The chart below – which covers more sky than our usual charts – shows the morning planets:

Star chart showing Jupiter, Saturn and Venus, and stars Antares and Spica, close to horizon.

This chart – which is oriented toward the Northern Hemisphere view – stretches from southeast to southwest, circling one-quarter of the way around the horizon. Southern Hemisphere? Look high in the north to see the planets, along the path of the summer sun.

In their order outward from the sun, the five bright planets are Mercury, Venus, (Earth), Mars, Jupiter and Saturn. All of these planets can be seen without an optical aid and have been observed by our ancestors since time immemorial.

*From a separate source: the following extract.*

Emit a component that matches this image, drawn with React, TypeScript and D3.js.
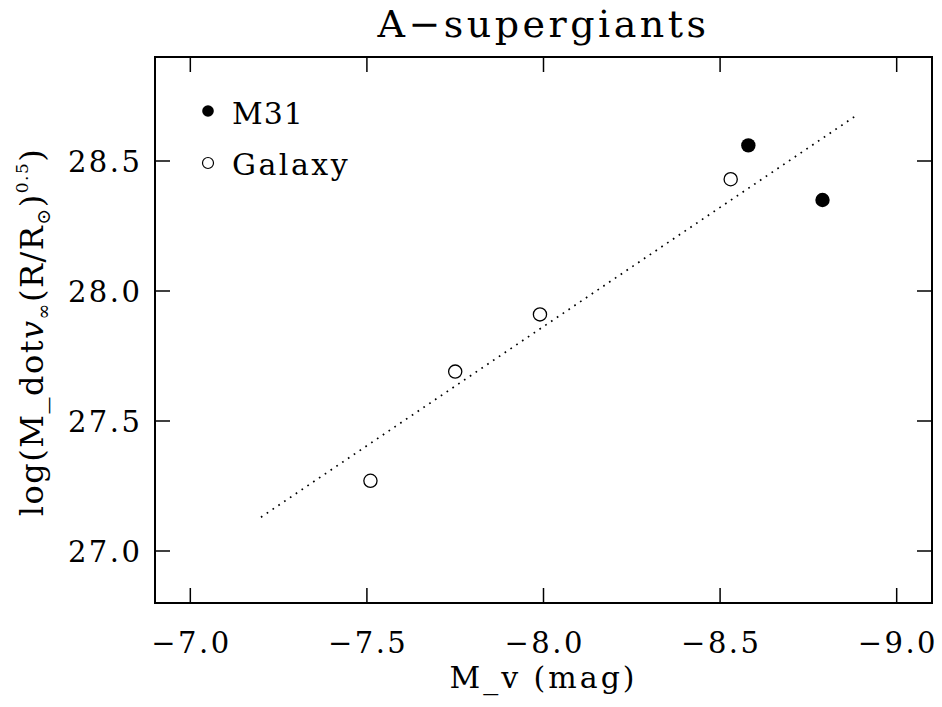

Of the five bright planets, only Mercury can’t be seen – or at least not easily, and likely not from the Northern Hemisphere – in late March and early April. From the Northern Hemisphere, Mercury sits very close to the glare of sunrise in early April 2019. From the Southern Hemisphere, your view of Mercury is better.

If you want to see Mercury from either hemisphere, keep your eye on Venus. This brilliant beauty of a planet will help guide your eye to Mercury, the innermost planet, when the two come within four degrees of one another (the width of two fingers at arm’s length) in mid-April 2019.

Mercury, Venus, crescent moon near horizon.

Here’s the exceedingly thin waning moon on April 2, 2019. As you can see, Mercury is nearby. This will be a very tough (perhaps impossible) observation from the Northern Hemisphere, but Southern Hemisphere observers – for whom the moon and planets appear higher above the sunrise – might have a shot at them.

Bottom line: In late March and early April, the moon will sweep past Venus before sunup. The red planet Mars is near the Pleiades star cluster at nightfall.